As Vlasic’s gap control and ability to win races to loose pucks have eroded, his reputation as the perfect defensive counterpart to a roving offensive defenceman has become less and less appropriate. Erik Karlsson has discovered this first-hand:
With or Without You stats are extremely flawed, and shouldn’t by any means be taken as gospel. The extent to which Karlsson’s results at both ends of the ice have been affected by Vlasic is curious though. The two allow more and better scoring chances against when paired up, which is not a very good sign. It would be intruiging if the huge gap in goals against was because of Vlasic bailing Karlsson out on odd-man rushes (like the one shown above), but since it’s only the case in one season it is very premature to assume that it’s anything but luck.

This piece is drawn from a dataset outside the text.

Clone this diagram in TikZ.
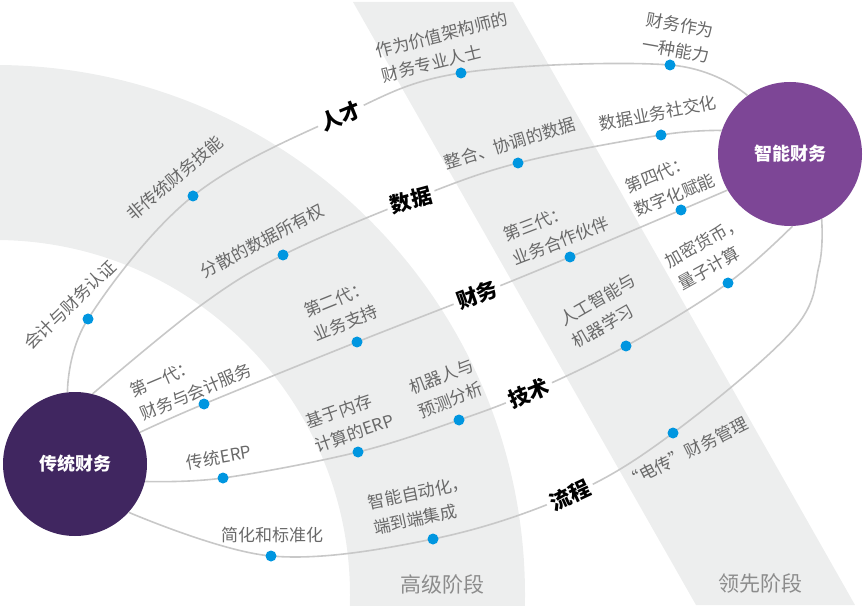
\documentclass[tikz,border=0pt]{standalone}
\usepackage{fontspec}
\setmainfont{Noto Sans CJK SC}
\usetikzlibrary{positioning}
\definecolor{bandgray}{RGB}{237,238,238}
\definecolor{linegray}{RGB}{200,200,200}
\definecolor{dotblue}{RGB}{0,150,224}
\definecolor{lblgray}{RGB}{105,105,105}
\definecolor{stagegray}{RGB}{140,140,140}
\definecolor{tradpurple}{RGB}{64,38,96}
\definecolor{smartpurple}{RGB}{125,70,150}
\tikzset{
  hub/.style={circle, minimum size=144pt, inner sep=0pt, text=white,
    font=\bfseries\fontsize{18}{20}\selectfont},
  link/.style={linegray, line width=1.6pt},
  theme/.style={fill=white, inner sep=4pt, font=\bfseries\fontsize{21}{24}\selectfont},
  lbl/.style={text=lblgray, align=left, inner sep=0pt, font=\fontsize{17}{25.5}\selectfont},
  stage/.style={text=stagegray, font=\fontsize{21}{24}\selectfont},
}

\begin{document}
\begin{tikzpicture}[x=1pt,y=-1pt]
  \useasboundingbox (0,0) rectangle (867,609);
  % stage bands
  \begin{scope}
    \clip (0,2) rectangle (867,605);
    \fill[bandgray, even odd rule] (-5,595) circle[radius=530] (-5,595) circle[radius=355];
    \fill[bandgray] (353,2) -- (513,2) -- (855,605) -- (696,605) -- cycle;
  \end{scope}
  \node[stage] (advanced) at (442,584) {高级阶段};
  \node[stage] (leading) at (760,584) {领先阶段};

  \node[hub, fill=tradpurple] (trad) at (75,464) {传统财务};
  \node[hub, fill=smartpurple] (smart) at (790,154) {智能财务};

  % points on the five paths
  \coordinate (t1) at (88,319);  \coordinate (t2) at (193,196);
  \coordinate (t3) at (461,73);  \coordinate (t4) at (670,65);
  \coordinate (d1) at (283,255); \coordinate (d2) at (518,163);
  \coordinate (d3) at (661,135);
  \coordinate (f1) at (204,404); \coordinate (f2) at (357,342);
  \coordinate (f3) at (570,257); \coordinate (f4) at (681,210);
  \coordinate (k1) at (223,478); \coordinate (k2) at (358,452);
  \coordinate (k3) at (459,420); \coordinate (k4) at (626,346);
  \coordinate (k5) at (728,283);
  \coordinate (p1) at (271,556); \coordinate (p2) at (433,539);
  \coordinate (p3) at (673,433);
  \coordinate (ct) at (341,116); \coordinate (cd) at (411,200);
  \coordinate (cf) at (477,295); \coordinate (ck) at (529,393);
  \coordinate (cp) at (570,495);

  \draw[link] plot[smooth, tension=.6] coordinates
    {(trad.96) (t1) (t2) (ct) (t3) (t4) (smart.126)};
  \draw[link] plot[smooth, tension=.6] coordinates
    {(trad.76) (200,306) (d1) (cd) (d2) (d3) (smart.161)};
  \draw[link] plot[smooth, tension=.6] coordinates
    {(trad.26) (f1) (f2) (cf) (f3) (f4) (smart.210)};
  \draw[link] plot[smooth, tension=.6] coordinates
    {(trad.346) (k1) (k2) (k3) (ck) (k4) (k5) (smart.272)};
  \draw[link] plot[smooth, tension=.6] coordinates
    {(trad.318) (p1) (p2) (cp) (p3) (793,330) (819,266) (smart.296)};

  \node[theme, rotate=22] (talent) at (ct) {人才};
  \node[theme, rotate=15] (data) at (cd) {数据};
  \node[theme, rotate=20] (finance) at (cf) {财务};
  \node[theme, rotate=22] (tech) at (ck) {技术};
  \node[theme, rotate=25] (process) at (cp) {流程};

  \foreach \p in {t1,t2,t3,t4,d1,d2,d3,f1,f2,f3,f4,k1,k2,k3,k4,k5,p1,p2,p3}
    \fill[dotblue] (\p) circle[radius=5.5];

  % talent
  \node[lbl, rotate=44] (lt1) at (70,305) {会计与财务认证};
  \node[lbl, rotate=40] (lt2) at (175,178) {非传统财务技能};
  \node[lbl, rotate=14] (lt3) at (445,47) {作为价值架构师的\\财务专业人士};
  \node[lbl, rotate=-10, align=center] (lt4) at (678,38) {财务作为\\一种能力};
  % data
  \node[lbl, rotate=28] (ld1) at (262,241) {分散的数据所有权};
  \node[lbl, rotate=17] (ld2) at (510,143) {整合、协调的数据};
  \node[lbl, rotate=11] (ld3) at (658,113) {数据业务社交化};
  % finance
  \node[lbl, rotate=23] (lf1) at (191,380) {第一代：\\财务与会计服务};
  \node[lbl, rotate=22] (lf2) at (341,311) {第二代：\\业务支持};
  \node[lbl, rotate=21] (lf3) at (556,229) {第三代：\\业务合作伙伴};
  \node[lbl, rotate=22] (lf4) at (670,183) {第四代：\\数字化赋能};
  % technology
  \node[lbl, rotate=10] (lk1) at (219,457) {传统ERP};
  \node[lbl, rotate=19] (lk2) at (350,421) {基于内存\\计算的ERP};
  \node[lbl, rotate=21] (lk3) at (446,388) {机器人与\\预测分析};
  \node[lbl, rotate=30] (lk4) at (604,311) {人工智能与\\机器学习};
  \node[lbl, rotate=29] (lk5) at (710,253) {加密货币，\\量子计算};
  % process
  \node[lbl] (lp1) at (272,535) {简化和标准化};
  \node[lbl, rotate=12] (lp2) at (421,505) {智能自动化，\\端到端集成};
  \node[lbl, rotate=27] (lp3) at (686,453) {“电传”财务管理};
\end{tikzpicture}
\end{document}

The two spent the majority of 2019-20 together, and his only other partner during his time in San Jose has been the now-departed Brenden Dillon. The Sharks have not acquired a top-four defenceman this offseason, meaning that it is almost a sure thing that Vlasic - Karlsson will once more be the team’s top pairing (Radim Simek, their second left defenceman, has played almost exclusively with Brent Burns in his career). If Vlasic continues to struggle and Karlsson refuses to adapt his game accordingly, things could get ugly as the two decline even more.

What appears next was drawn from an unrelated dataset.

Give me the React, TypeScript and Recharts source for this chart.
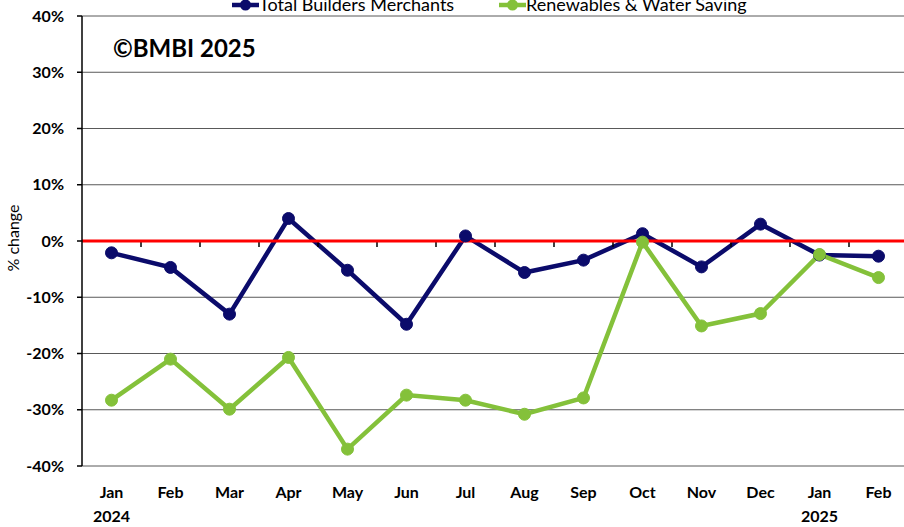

There is justifiable reason to be pessimistic about Erik Karlsson moving forward. The concerns about his skating and particularly agility are well-founded and reflected in the stats as well as the eye test. There is little indication that he has adapted his game in such a way that mitigates these issues, and in fact he’s playing even more aggressively than ever. With a declining roster in front of him and a washed up stay-at-home defenceman on his left side, the returns could keep on diminishing. As smart a player as Karlsson is, there’s no doubt that his physical talents were a major part of what made him a generational offensive defenceman, and aging gracefully will be a challenge; the worst case scenario for him is that his trajectory mirrors P.K. Subban, whose performance has plummeted due to similar injury-related skating issues.

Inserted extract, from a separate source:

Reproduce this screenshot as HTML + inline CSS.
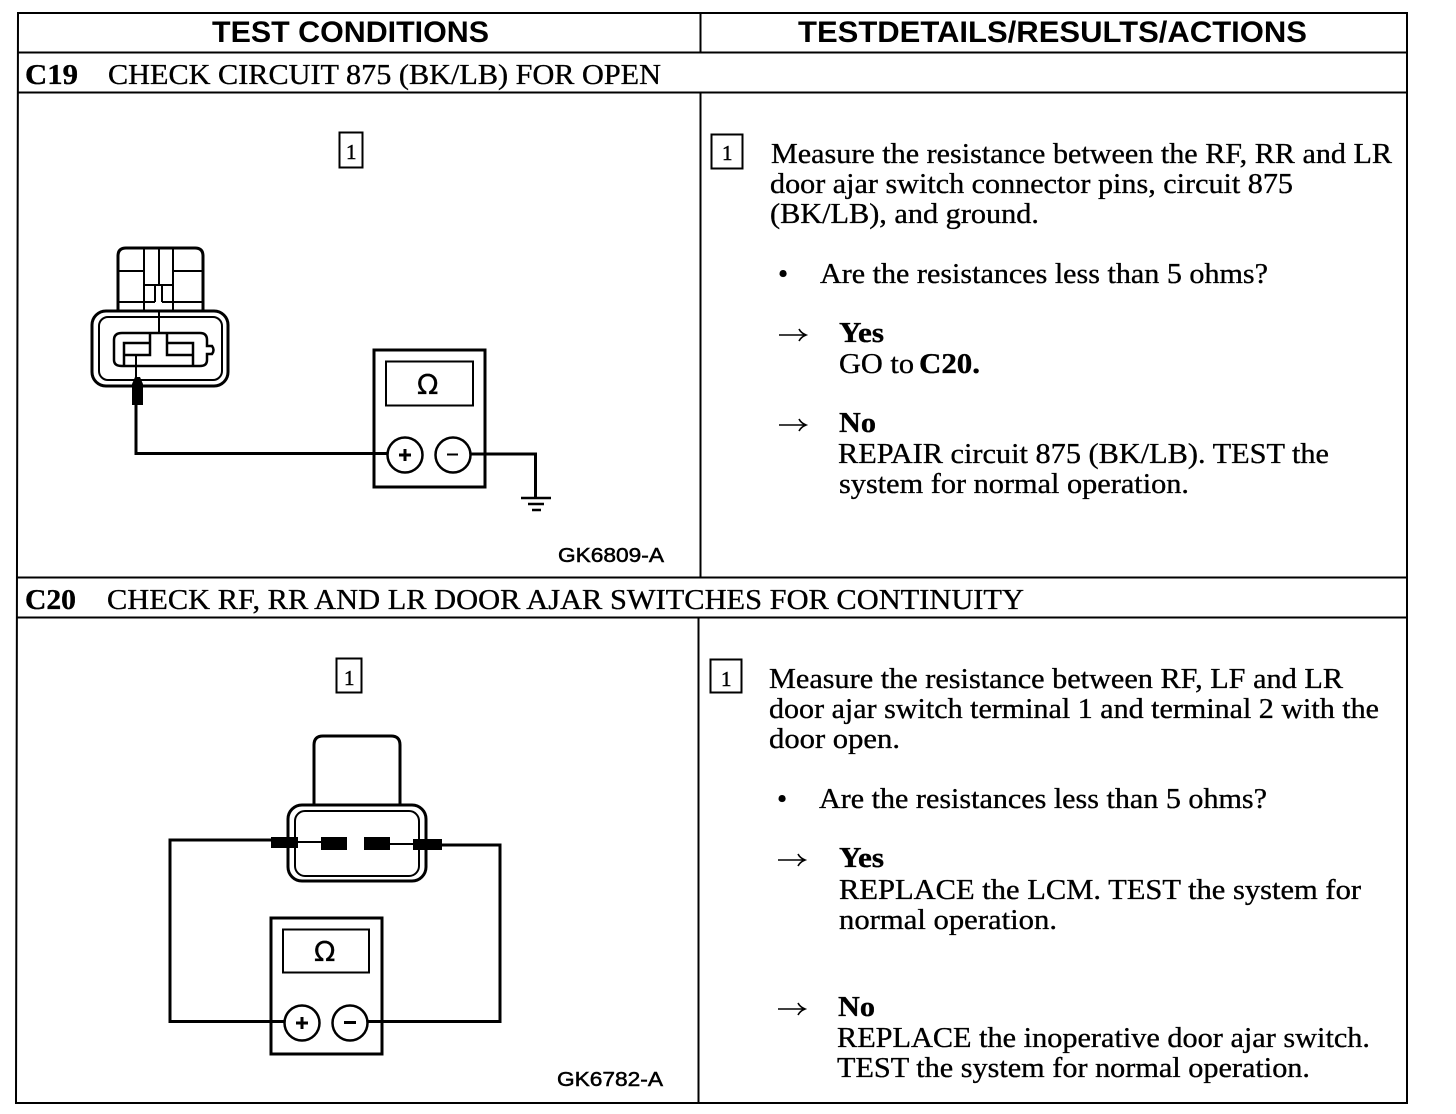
<!DOCTYPE html>
<html>
<head>
<meta charset="utf-8">
<style>
html,body{margin:0;padding:0;background:#fff;}
svg{display:block;}
text{font-family:"Liberation Serif",serif;font-size:29px;fill:#000;stroke:#000;stroke-width:.35px;}
.s{font-family:"Liberation Sans",sans-serif;font-size:20px;stroke-width:.5px;}
.h{font-family:"Liberation Sans",sans-serif;font-weight:bold;font-size:30px;stroke-width:0;}
.b{font-weight:bold;}
.d{font-size:21px;stroke-width:.5px;}
.o{font-family:"DejaVu Sans",sans-serif;font-size:28px;stroke-width:.3px;}
.l{fill:none;stroke:#000;stroke-width:2;}
.m{fill:none;stroke:#000;stroke-width:3;}
.a{fill:none;stroke:#000;stroke-width:1.600;}
</style>
</head>
<body>
<svg width="1456" height="1114" viewBox="0 0 1456 1114" xmlns="http://www.w3.org/2000/svg">
<rect width="1456" height="1114" fill="#fff"/>
<!-- table -->
<g class="l">
<path d="M18 13H1407V1103H16Z"/>
<path d="M18 52.500H1407"/>
<path d="M17 92.500H1407"/>
<path d="M17 577.500H1407"/>
<path d="M16 617.500H1407"/>
<path d="M700.500 13V52"/>
<path d="M700.500 93V577"/>
<path d="M698.500 618V1103"/>
</g>
<text class="h" x="212" y="42" textLength="277" lengthAdjust="spacingAndGlyphs">TEST CONDITIONS</text>
<text class="h" x="798" y="42" textLength="509" lengthAdjust="spacingAndGlyphs">TESTDETAILS/RESULTS/ACTIONS</text>
<text class="b" x="25" y="84" textLength="53" lengthAdjust="spacingAndGlyphs">C19</text>
<text x="108" y="84" textLength="553" lengthAdjust="spacingAndGlyphs">CHECK CIRCUIT 875 (BK/LB) FOR OPEN</text>
<text class="b" x="25" y="609" textLength="51" lengthAdjust="spacingAndGlyphs">C20</text>
<text x="107" y="609" textLength="917" lengthAdjust="spacingAndGlyphs">CHECK RF, RR AND LR DOOR AJAR SWITCHES FOR CONTINUITY</text>

<!-- boxes with 1 -->
<g class="l">
<rect x="339.500" y="132.500" width="23" height="35"/>
<rect x="711.500" y="134.500" width="31" height="34"/>
<rect x="336.500" y="658.500" width="25" height="34"/>
<rect x="710.500" y="659.500" width="31" height="33"/>
</g>
<text class="d" x="346" y="159">1</text>
<text class="d" x="722" y="160">1</text>
<text class="d" x="344" y="685">1</text>
<text class="d" x="721" y="686">1</text>

<!-- right column C19 -->
<text x="771" y="163" textLength="621" lengthAdjust="spacingAndGlyphs">Measure the resistance between the RF, RR and LR</text>
<text x="770" y="193" textLength="523" lengthAdjust="spacingAndGlyphs">door ajar switch connector pins, circuit 875</text>
<text x="770" y="223" textLength="269" lengthAdjust="spacingAndGlyphs">(BK/LB), and ground.</text>
<text x="778" y="283">•</text>
<text x="820" y="283" textLength="448" lengthAdjust="spacingAndGlyphs">Are the resistances less than 5 ohms?</text>
<path class="a" d="M779 335H805M799 329Q801 333 806 335Q801 337 799 341"/>
<text class="b" x="839" y="342" textLength="45" lengthAdjust="spacingAndGlyphs">Yes</text>
<text x="839" y="373" textLength="75" lengthAdjust="spacingAndGlyphs">GO to</text>
<text class="b" x="919" y="373" textLength="61" lengthAdjust="spacingAndGlyphs">C20.</text>
<path class="a" d="M779 425H805M799 419Q801 423 806 425Q801 427 799 431"/>
<text class="b" x="839" y="432" textLength="37" lengthAdjust="spacingAndGlyphs">No</text>
<text x="838" y="463" textLength="491" lengthAdjust="spacingAndGlyphs">REPAIR circuit 875 (BK/LB). TEST the</text>
<text x="839" y="493" textLength="350" lengthAdjust="spacingAndGlyphs">system for normal operation.</text>

<!-- right column C20 -->
<text x="769" y="688" textLength="574" lengthAdjust="spacingAndGlyphs">Measure the resistance between RF, LF and LR</text>
<text x="769" y="718" textLength="610" lengthAdjust="spacingAndGlyphs">door ajar switch terminal 1 and terminal 2 with the</text>
<text x="769" y="748" textLength="131" lengthAdjust="spacingAndGlyphs">door open.</text>
<text x="777" y="808">•</text>
<text x="819" y="808" textLength="448" lengthAdjust="spacingAndGlyphs">Are the resistances less than 5 ohms?</text>
<path class="a" d="M778 860H804M798 854Q800 858 805 860Q800 862 798 866"/>
<text class="b" x="839" y="867" textLength="45" lengthAdjust="spacingAndGlyphs">Yes</text>
<text x="839" y="899" textLength="522" lengthAdjust="spacingAndGlyphs">REPLACE the LCM.  TEST the system for</text>
<text x="839" y="929" textLength="218" lengthAdjust="spacingAndGlyphs">normal operation.</text>
<path class="a" d="M778 1009H804M798 1003Q800 1007 805 1009Q800 1011 798 1015"/>
<text class="b" x="838" y="1016" textLength="37" lengthAdjust="spacingAndGlyphs">No</text>
<text x="837" y="1047" textLength="533" lengthAdjust="spacingAndGlyphs">REPLACE the inoperative door ajar switch.</text>
<text x="837" y="1077" textLength="473" lengthAdjust="spacingAndGlyphs">TEST the system for normal operation.</text>

<!-- figure labels -->
<text class="s" x="558" y="562" textLength="106" lengthAdjust="spacingAndGlyphs">GK6809-A</text>
<text class="s" x="557" y="1086" textLength="106" lengthAdjust="spacingAndGlyphs">GK6782-A</text>

<!-- C19 connector -->
<g class="m">
<path d="M118 311V256Q118 248 126 248H195Q203 248 203 256V311"/>
<rect x="92" y="311" width="136" height="75" rx="14"/>
</g>
<g class="l">
<rect x="99" y="317" width="123" height="63" rx="9"/>
<path d="M118 271H144M173 271H203M118 302H155M162 302H203"/>
<path d="M144 248V311M159 248V285M173 248V311"/>
<path d="M144 285H173M155 285V302M162 285V302"/>
<path d="M159 311V333"/>
<path d="M122 333H200Q207 333 207 340V346H212Q215 350 212 354H207V360Q207 366 200 366H122Q114 366 114 360V340Q114 333 122 333Z" stroke-width="2.500"/>
<path d="M124 343H150V355H124ZM124 355V366M150 333V355M167 333V355H193M167 343H193V366" stroke-width="2.500"/>
<path d="M136 355V378"/>
</g>
<path d="M135 377H140L143 384V405H132V384Z" fill="#000"/>
<path d="M136 405V453.500H388" class="m"/>

<!-- C19 meter -->
<rect x="374" y="350" width="111" height="137" class="m"/>
<rect x="386" y="361.500" width="87" height="44" class="l"/>
<text class="o" x="417" y="394">Ω</text>
<circle cx="405" cy="455" r="17.500" fill="#fff" stroke="#000" stroke-width="2.500"/>
<circle cx="453" cy="455" r="17.500" fill="#fff" stroke="#000" stroke-width="2.500"/>
<path d="M399 455H411M405 449V461" stroke="#000" stroke-width="3"/>
<path d="M447 454.500H458" stroke="#000" stroke-width="2"/>
<path d="M471 454H535.500V497" class="m"/>
<path d="M521 498H551M528 504H544M532 510H541" stroke="#000" stroke-width="2.500"/>

<!-- C20 connector -->
<g class="m">
<path d="M314 805V745Q314 736 323 736H391Q400 736 400 745V805"/>
<rect x="288" y="805" width="138" height="76" rx="14"/>
</g>
<rect x="295" y="811" width="124" height="65" rx="10" class="l"/>
<path d="M285 1021.500H170V840H272M367 1021.500H500V845H441" class="m"/>
<path d="M295 842H322M390 844H415" stroke="#000" stroke-width="2"/>
<rect x="271" y="837" width="27" height="11" fill="#000"/>
<rect x="321" y="837" width="26" height="13" fill="#000"/>
<rect x="364" y="837" width="26" height="13" fill="#000"/>
<rect x="413" y="839" width="29" height="11" fill="#000"/>

<!-- C20 meter -->
<rect x="271" y="918" width="111" height="136" class="m"/>
<rect x="283" y="929.500" width="86" height="43" class="l"/>
<text class="o" x="314" y="961">Ω</text>
<circle cx="302" cy="1023" r="17.500" fill="#fff" stroke="#000" stroke-width="2.500"/>
<circle cx="350" cy="1023" r="17.500" fill="#fff" stroke="#000" stroke-width="2.500"/>
<path d="M296 1023H308M302 1017V1029" stroke="#000" stroke-width="3"/>
<path d="M344 1022.500H356" stroke="#000" stroke-width="3"/>
</svg>
</body>
</html>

But with all the negativity surrounding Karlsson - the ugly contract, the floundering franchise, that weird moustache - it’s easy to lose sight of the calibre of player that he still is. 2020 Erik Karlsson is still one of the league’s best offensive defencemen, a possession monster with dynamic playmaking ability whose first season in San Jose was among his best ever and whose “disappointing” performances are better than the vast majority of players in the league will ever reach. He might not be in the absolute top tier of blueliners anymore, but as of this moment he is still an excellent #1 defenceman. And who knows - maybe ten months off will give him the rest he needs to properly rehabilitate those injuries and reset his career. We should all hope that this is the case, because the sport is better when Erik Karlsson is at the top of his game.